Lumber prices have hit a new low relative to gold

There is never a paucity of potential problems for equity investors. After suffering through last year, it seems everyone is waiting for the next shoe to drop and using any excuse to reduce exposure.

One worry that has cropped up lately is the drastic moves in some commodities. The ratio of lumber to gold prices is a fairly common one, as lumber is a reflection of building and economic activity. In contrast, gold is mostly just a shiny rock that sometimes serves as a safe haven asset.

In recent weeks, the former has been plunging while the latter soars. That raised concerns that an essential part of the economy is faltering while investors rush into the "safety" of gold. Over the last decade, though, a low ratio of lumber to gold prices hasn't been a very good reason to worry.

Taking a long-term view, a lagging lumber/gold ratio gave a few decent heads-ups. Because the ratio has undergone significant regime shifts in the past, it's most helpful to look at a relative measure, like the level of the ratio compared to its other readings over the past year.

The chart below plots red dots on the S&P 500 whenever the lumber/gold ratio sets a new 52-week low.

The table below shows future returns in the S&P when the ratio set a new low for the first time in at least 50 sessions, which was triggered at the end of March.

Overall returns for the S&P weren't great, but they also weren't consistently terrible. Over most time frames, its median return was higher than a random return, and the maximum gain exceeded the maximum loss. The worry is that several signals preceded double-digit losses.

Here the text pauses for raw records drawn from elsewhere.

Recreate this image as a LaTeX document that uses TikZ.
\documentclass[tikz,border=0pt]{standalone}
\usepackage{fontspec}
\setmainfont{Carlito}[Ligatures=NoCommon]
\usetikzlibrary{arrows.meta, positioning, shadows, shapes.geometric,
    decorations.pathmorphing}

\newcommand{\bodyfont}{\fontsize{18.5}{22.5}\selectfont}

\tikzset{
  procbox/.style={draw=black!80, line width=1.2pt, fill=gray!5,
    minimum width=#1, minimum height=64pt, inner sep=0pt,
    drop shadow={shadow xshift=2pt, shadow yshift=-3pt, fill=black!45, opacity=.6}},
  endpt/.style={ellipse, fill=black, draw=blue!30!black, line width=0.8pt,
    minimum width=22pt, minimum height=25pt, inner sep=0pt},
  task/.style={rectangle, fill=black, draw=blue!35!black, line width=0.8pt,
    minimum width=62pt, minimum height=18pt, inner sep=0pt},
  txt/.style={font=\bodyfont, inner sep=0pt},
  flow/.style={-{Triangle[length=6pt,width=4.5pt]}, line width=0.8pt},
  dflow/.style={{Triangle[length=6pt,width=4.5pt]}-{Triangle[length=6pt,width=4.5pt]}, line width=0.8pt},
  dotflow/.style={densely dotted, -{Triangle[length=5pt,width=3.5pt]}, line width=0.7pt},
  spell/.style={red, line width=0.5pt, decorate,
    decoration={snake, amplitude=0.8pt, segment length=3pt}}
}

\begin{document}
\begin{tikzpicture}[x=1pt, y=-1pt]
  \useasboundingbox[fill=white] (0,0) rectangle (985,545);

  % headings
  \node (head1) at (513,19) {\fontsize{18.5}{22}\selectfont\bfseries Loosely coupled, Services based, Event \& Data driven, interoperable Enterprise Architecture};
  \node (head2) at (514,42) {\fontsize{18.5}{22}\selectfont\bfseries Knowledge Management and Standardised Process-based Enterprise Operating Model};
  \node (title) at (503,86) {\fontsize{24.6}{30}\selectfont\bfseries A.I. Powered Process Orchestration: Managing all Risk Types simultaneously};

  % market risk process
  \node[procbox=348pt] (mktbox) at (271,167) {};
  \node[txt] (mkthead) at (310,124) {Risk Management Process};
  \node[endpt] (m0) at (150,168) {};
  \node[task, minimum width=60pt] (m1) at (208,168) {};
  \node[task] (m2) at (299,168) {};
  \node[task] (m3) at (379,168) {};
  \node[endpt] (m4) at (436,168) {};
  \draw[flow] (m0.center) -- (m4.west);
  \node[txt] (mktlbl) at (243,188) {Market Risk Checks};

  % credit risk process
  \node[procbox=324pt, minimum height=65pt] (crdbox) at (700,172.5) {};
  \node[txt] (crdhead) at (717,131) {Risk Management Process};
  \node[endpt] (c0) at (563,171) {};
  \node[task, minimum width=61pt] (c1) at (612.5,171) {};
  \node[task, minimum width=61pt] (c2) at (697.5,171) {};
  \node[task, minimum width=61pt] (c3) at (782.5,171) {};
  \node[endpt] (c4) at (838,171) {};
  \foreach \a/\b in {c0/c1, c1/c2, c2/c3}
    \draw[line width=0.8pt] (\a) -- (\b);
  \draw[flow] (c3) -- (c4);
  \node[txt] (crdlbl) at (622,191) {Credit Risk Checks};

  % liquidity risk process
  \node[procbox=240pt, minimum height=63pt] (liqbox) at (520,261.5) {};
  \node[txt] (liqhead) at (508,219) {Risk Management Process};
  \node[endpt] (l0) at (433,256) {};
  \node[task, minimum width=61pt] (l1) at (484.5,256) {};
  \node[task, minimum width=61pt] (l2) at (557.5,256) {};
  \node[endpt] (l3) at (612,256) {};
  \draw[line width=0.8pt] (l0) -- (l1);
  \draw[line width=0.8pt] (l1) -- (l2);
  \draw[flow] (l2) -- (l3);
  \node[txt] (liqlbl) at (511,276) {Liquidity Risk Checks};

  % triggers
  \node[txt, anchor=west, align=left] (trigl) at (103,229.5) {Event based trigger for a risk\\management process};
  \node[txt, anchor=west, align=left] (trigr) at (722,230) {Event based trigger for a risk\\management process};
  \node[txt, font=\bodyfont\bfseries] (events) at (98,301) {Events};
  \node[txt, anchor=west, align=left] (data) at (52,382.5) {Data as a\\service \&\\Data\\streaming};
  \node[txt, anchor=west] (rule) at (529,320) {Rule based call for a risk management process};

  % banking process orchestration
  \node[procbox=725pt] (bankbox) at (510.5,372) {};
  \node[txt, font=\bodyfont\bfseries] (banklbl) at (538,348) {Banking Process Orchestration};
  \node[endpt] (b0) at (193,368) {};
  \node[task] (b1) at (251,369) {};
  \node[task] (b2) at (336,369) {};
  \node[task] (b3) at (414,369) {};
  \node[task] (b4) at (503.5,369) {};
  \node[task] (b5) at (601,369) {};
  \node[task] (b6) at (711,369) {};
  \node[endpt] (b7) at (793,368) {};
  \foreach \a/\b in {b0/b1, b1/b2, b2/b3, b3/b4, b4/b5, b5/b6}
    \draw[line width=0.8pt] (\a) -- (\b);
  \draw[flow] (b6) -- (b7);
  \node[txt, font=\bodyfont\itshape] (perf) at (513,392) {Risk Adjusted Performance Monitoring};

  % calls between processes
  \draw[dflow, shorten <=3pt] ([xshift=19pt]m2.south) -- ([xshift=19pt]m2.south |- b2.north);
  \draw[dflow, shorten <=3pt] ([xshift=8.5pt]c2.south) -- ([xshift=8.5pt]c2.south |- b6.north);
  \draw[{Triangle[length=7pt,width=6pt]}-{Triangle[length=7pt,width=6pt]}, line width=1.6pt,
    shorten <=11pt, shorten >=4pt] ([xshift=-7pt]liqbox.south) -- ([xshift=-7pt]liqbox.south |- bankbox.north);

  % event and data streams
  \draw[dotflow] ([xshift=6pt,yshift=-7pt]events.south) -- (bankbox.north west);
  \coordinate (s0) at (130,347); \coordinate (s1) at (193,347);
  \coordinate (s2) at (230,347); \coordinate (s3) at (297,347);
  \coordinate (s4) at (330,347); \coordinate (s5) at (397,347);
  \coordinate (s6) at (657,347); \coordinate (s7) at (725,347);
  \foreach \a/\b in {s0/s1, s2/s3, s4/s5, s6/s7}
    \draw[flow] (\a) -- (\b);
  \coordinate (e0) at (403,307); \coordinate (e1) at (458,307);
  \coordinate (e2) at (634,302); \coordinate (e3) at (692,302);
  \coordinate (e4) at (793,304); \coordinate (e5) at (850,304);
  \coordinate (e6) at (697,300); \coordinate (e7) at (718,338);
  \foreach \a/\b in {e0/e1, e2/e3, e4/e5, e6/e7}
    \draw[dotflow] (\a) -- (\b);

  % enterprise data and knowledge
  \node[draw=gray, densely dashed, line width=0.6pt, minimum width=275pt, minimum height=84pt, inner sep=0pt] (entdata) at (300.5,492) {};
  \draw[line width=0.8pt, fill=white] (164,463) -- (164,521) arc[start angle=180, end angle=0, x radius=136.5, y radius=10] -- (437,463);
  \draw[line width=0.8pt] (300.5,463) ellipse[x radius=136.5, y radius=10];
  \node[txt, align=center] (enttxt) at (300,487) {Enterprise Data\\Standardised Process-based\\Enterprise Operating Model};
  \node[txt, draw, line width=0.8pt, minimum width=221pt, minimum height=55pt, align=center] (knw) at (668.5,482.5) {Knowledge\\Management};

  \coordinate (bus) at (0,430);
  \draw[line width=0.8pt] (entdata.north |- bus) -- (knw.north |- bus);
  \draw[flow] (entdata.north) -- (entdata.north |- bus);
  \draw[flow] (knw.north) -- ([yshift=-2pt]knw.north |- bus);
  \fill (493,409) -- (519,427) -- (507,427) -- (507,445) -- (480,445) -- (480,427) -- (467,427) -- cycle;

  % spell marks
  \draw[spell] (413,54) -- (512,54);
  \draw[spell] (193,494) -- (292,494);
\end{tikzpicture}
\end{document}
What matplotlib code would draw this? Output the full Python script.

A new low in the ratio preceded higher lumber and gold prices, too

New lows in the ratio were mainly a good sign for lumber prices. Even though the contract has spent years (even decades) without going much of anywhere, there was a modest tendency toward mean-reversion. Over the next six months, lumber rose 74% of the time, averaging +8.7%. There were many double-digit, even some triple-digit, gains, but also four signals that suffered double-digit losses.

Curiously, gold also tended to show positive returns, especially over the past twenty years; before 2002, not so much.

What the research tells us...

Analysts increasingly tend to use ratios of economic metrics or asset classes to glean macroeconomic insights and apply those to the prospects for stocks. "Insights" is often a misnomer because, most of the time, extremes in those ratios have highlighted one or two cherry-picked disasters and nothing special the rest of the time. A new low in the ratio of lumber to gold seems to be one of those, as it preceded consistently positive returns for the S&P 500 over the past 40 years.